An interleaved multilevel converter for onboard EV charging application

Abstract

ABSTRACT This paper proposes an interleaved multilevel converter (MLC)-based charger with power rating 2.8 kW to charge on-board battery of electric vehicle (EV). It comprises two stages: (1) an interleaved multilevel ac–dc converter; and (2) an LLC-resonant dc–dc converter. The interleaved approach efficiently maintains the optimum power level. The switching scheme implemented for MLC maintains the source current sinusoidal, supports unity power factor (UPF) and has the capability to balance the capacitor voltage. The MLC maintains UPF and balances capacitor voltage without any auxiliary circuit. In addition, MLC provides lower voltage stress and reduced total harmonic distortion (THD), therefore, making it a better choice for ac–dc conversion stage in battery charging application.
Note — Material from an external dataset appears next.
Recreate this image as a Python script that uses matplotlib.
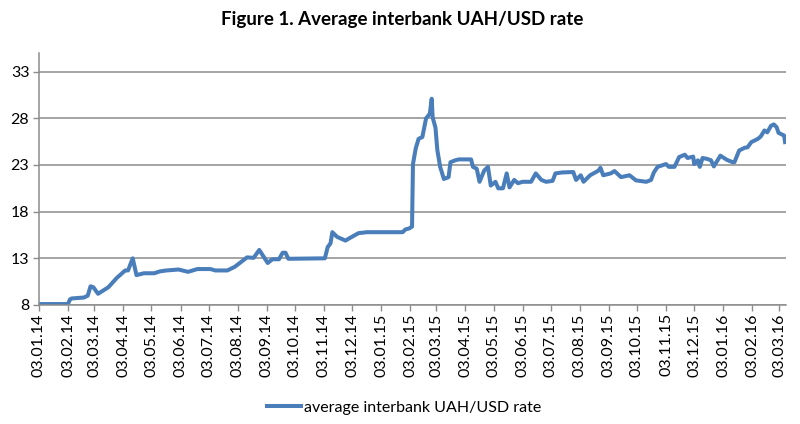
import matplotlib
matplotlib.use('Agg')
import matplotlib.pyplot as plt
import matplotlib.dates as mdates
import numpy as np
import pandas as pd

# dates and rates
dates = ['2014-01-03', '2014-02-03', '2014-02-05', '2014-02-07', '2014-02-14', '2014-02-20',
         '2014-02-24', '2014-02-27', '2014-03-02', '2014-03-07', '2014-03-18', '2014-03-27',
         '2014-04-05', '2014-04-08', '2014-04-13', '2014-04-17', '2014-04-25', '2014-05-06',
         '2014-05-12', '2014-05-19', '2014-06-01', '2014-06-11', '2014-06-21', '2014-07-05',
         '2014-07-10', '2014-07-23', '2014-07-31', '2014-08-13', '2014-08-20', '2014-08-26',
         '2014-09-04', '2014-09-09', '2014-09-16', '2014-09-20', '2014-09-23', '2014-09-26',
         '2014-11-04', '2014-11-07', '2014-11-10', '2014-11-12', '2014-11-17', '2014-11-26',
         '2014-12-01', '2014-12-10', '2014-12-19', '2015-01-16', '2015-01-26', '2015-01-29',
         '2015-02-02', '2015-02-05', '2015-02-06', '2015-02-09', '2015-02-12', '2015-02-16',
         '2015-02-20', '2015-02-24', '2015-02-26', '2015-02-27', '2015-03-02', '2015-03-04',
         '2015-03-07', '2015-03-11', '2015-03-16', '2015-03-18', '2015-03-23', '2015-03-27',
         '2015-04-09', '2015-04-11', '2015-04-15', '2015-04-18', '2015-04-23', '2015-04-27',
         '2015-04-30', '2015-05-05', '2015-05-08', '2015-05-13', '2015-05-17', '2015-05-20',
         '2015-05-25', '2015-05-29', '2015-06-03', '2015-06-12', '2015-06-17', '2015-06-23',
         '2015-06-28', '2015-07-05', '2015-07-08', '2015-07-15', '2015-07-27', '2015-07-30',
         '2015-08-04', '2015-08-07', '2015-08-14', '2015-08-23', '2015-08-25', '2015-08-28',
         '2015-09-05', '2015-09-09', '2015-09-16', '2015-09-25', '2015-10-02', '2015-10-09',
         '2015-10-13', '2015-10-18', '2015-10-21', '2015-10-25', '2015-11-03', '2015-11-06',
         '2015-11-12', '2015-11-17', '2015-11-23', '2015-11-26', '2015-12-02', '2015-12-03',
         '2015-12-07', '2015-12-09', '2015-12-12', '2015-12-17', '2015-12-21', '2015-12-24',
         '2015-12-31', '2016-01-07', '2016-01-13', '2016-01-15', '2016-01-20', '2016-01-26',
         '2016-01-29', '2016-02-02', '2016-02-09', '2016-02-12', '2016-02-16', '2016-02-19',
         '2016-02-23', '2016-02-26', '2016-02-29', '2016-03-02', '2016-03-04', '2016-03-08',
         '2016-03-09']
rates = [8.1, 8.1, 8.6, 8.7, 8.75, 8.8,
         9.0, 10.0, 9.9, 9.2, 9.9, 10.9,
         11.7, 11.7, 13.0, 11.2, 11.4, 11.4,
         11.6, 11.7, 11.8, 11.55, 11.85, 11.85,
         11.7, 11.7, 12.1, 13.1, 13.05, 13.9,
         12.5, 12.9, 12.9, 13.6, 13.6, 12.95,
         13.0, 14.2, 14.6, 15.8, 15.3, 14.9,
         15.2, 15.7, 15.8, 15.8, 15.8, 16.1,
         16.2, 16.4, 23.1, 24.8, 25.8, 26.0,
         28.0, 28.5, 30.1, 28.1, 27.0, 24.6,
         22.8, 21.5, 21.7, 23.3, 23.5, 23.6,
         23.6, 22.8, 22.6, 21.2, 22.4, 22.8,
         20.8, 21.2, 20.5, 20.5, 22.1, 20.6,
         21.4, 21.05, 21.2, 21.2, 22.1, 21.4,
         21.2, 21.3, 22.1, 22.2, 22.25, 21.4,
         21.9, 21.2, 21.9, 22.4, 22.7, 21.9,
         22.1, 22.35, 21.7, 21.9, 21.35, 21.25,
         21.2, 21.4, 22.2, 22.8, 23.1, 22.8,
         22.8, 23.85, 24.1, 23.75, 23.9, 23.1,
         23.5, 22.8, 23.75, 23.65, 23.5, 22.85,
         24.0, 23.55, 23.3, 23.3, 24.55, 24.85,
         24.9, 25.45, 25.8, 26.05, 26.7, 26.5,
         27.2, 27.35, 27.05, 26.45, 26.35, 26.15,
         25.45]
tick_dates = pd.date_range('2014-01-01', '2016-03-01', freq='MS') + pd.Timedelta(days=2)
y_ticks = [8, 13, 18, 23, 28, 33]

plt.rcParams['font.family'] = ['Lato', 'DejaVu Sans']

x = pd.to_datetime(dates)

f = plt.figure(figsize=(8, 4.24), dpi=100)
ax = f.add_axes([0.04875, 0.2807, 0.93375, 0.5943])

ax.plot(x, rates, color='#4a7ebb', lw=2.9, solid_joinstyle='round',
        label='average interbank UAH/USD rate')

ax.set_ylim(8, 35)
ax.set_yticks(y_ticks)
ax.set_xlim(pd.Timestamp('2014-01-03'), pd.Timestamp('2016-03-10'))
ax.set_xticks(tick_dates)
ax.xaxis.set_major_formatter(mdates.DateFormatter('%d.%m.%y'))
ax.tick_params(axis='x', rotation=90, labelsize=11.5, length=4, width=1, color='#8c8c8c', pad=2)
ax.tick_params(axis='y', labelsize=11.5, length=4, width=1, color='#8c8c8c', pad=3)

ax.grid(True, axis='y', color='#8c8c8c', lw=1.1)
ax.set_axisbelow(True)
for s in ['top', 'right']:
    ax.spines[s].set_visible(False)
for s in ['left', 'bottom']:
    ax.spines[s].set_color('#8c8c8c')
    ax.spines[s].set_linewidth(1.1)

f.suptitle('Figure 1. Average interbank UAH/USD rate', x=0.503, y=0.975,
           fontsize=13.5, fontweight='bold')

leg = f.legend(loc='center', bbox_to_anchor=(0.505, 0.038), frameon=False,
               fontsize=11.5, handlelength=2.1, handletextpad=0.2)

plt.savefig('out.png', dpi=100)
The dc–dc converter furnishes regulated and wide output voltage range for on-board charging system. The principle of operation, modulation technique and control strategy for both the converters are analysed. Following theoretical analysis, laboratory experiments were conducted to validate the implemented approach. The results signify that for output voltage range of 24−72 V, UPF is maintained at input, lower stress across switches and capacitor voltage is balanced. The performance of MLC is satisfactory as it attains a peak efficiency of 97% with THD of 2.07%.